New property rules to keep buyers and sellers on their toes

RULES demanding buyers and sellers stick to their contractual obligations by a strict deadline have been relaxed as part of a suite of changes affecting property transactions in Queensland.

The three most significant changes to the Real Estate Institute of Queensland residential contracts includes amending the ‘time is of the essence’ rule that meant all obligations had to be met by 5pm on the due date.

The new changes allow buyers and sellers to obtain an extension of up to five days after settlement if they are unable to settle due to the inaction or delay of a financier.

“Moreover, there is no requirement to provide any evidence to support this request for an extension,” Beerwah law firm Easton Lawyers said.

“This fundamental change to the time is of the essence clause, has seen the Queensland legal community enter into quite a bit of debate, as ‘time is of the essence’ is a fundamental principle of conveyancing practice which has long been relied on.”

Another change is to smoke alarms.
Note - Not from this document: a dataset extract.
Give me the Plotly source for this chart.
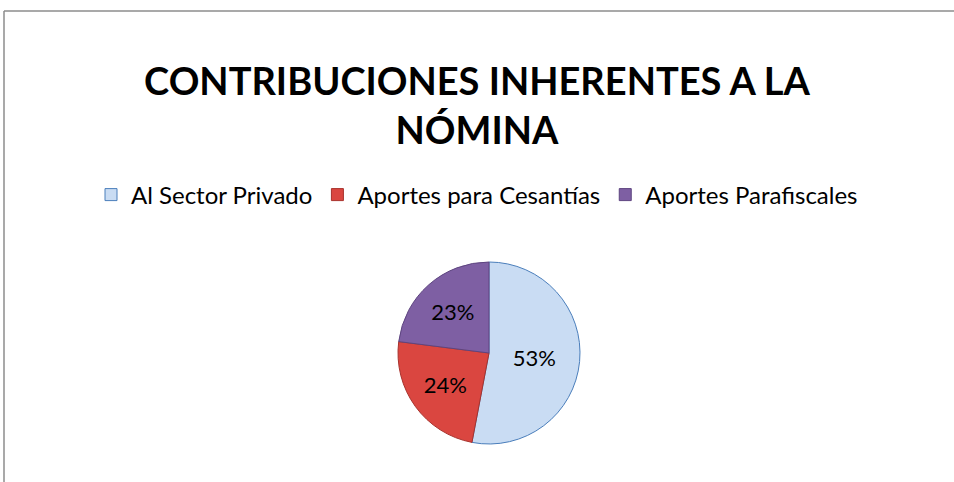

In line with recent smoke alarm laws in Queensland that apply to all residences, if you’re selling your property, it must have compliant smoke alarms installed prior to settlement.

If it does not, the buyer can seek an adjustment of the settlement price to rectify the issue, but there is no right to terminate the contract.

“So, the result here is simple, either ensure your property is fire alarm compliant prior to placing it on the market, or sellers can expect to pay for it to become fire alarm compliant at settlement,” Easton Lawyers said.

And while it is now standard for buyers to pay a deposit by direct debit under the new REIQ residential contract, when you pay by direct debit you’re deemed to have paid the deposit on the day you instruct your bank to pay the funds, and this will be considered as “paid on time”.

But Easton Lawyers said the buyer is not off the hook.

“They must also provide evidence confirming the payment was made, otherwise, the seller may terminate the contract,” the firm said.

“So, obtaining and keeping those email or SMS receipts from your financial institution has become vital in this otherwise electronic age.”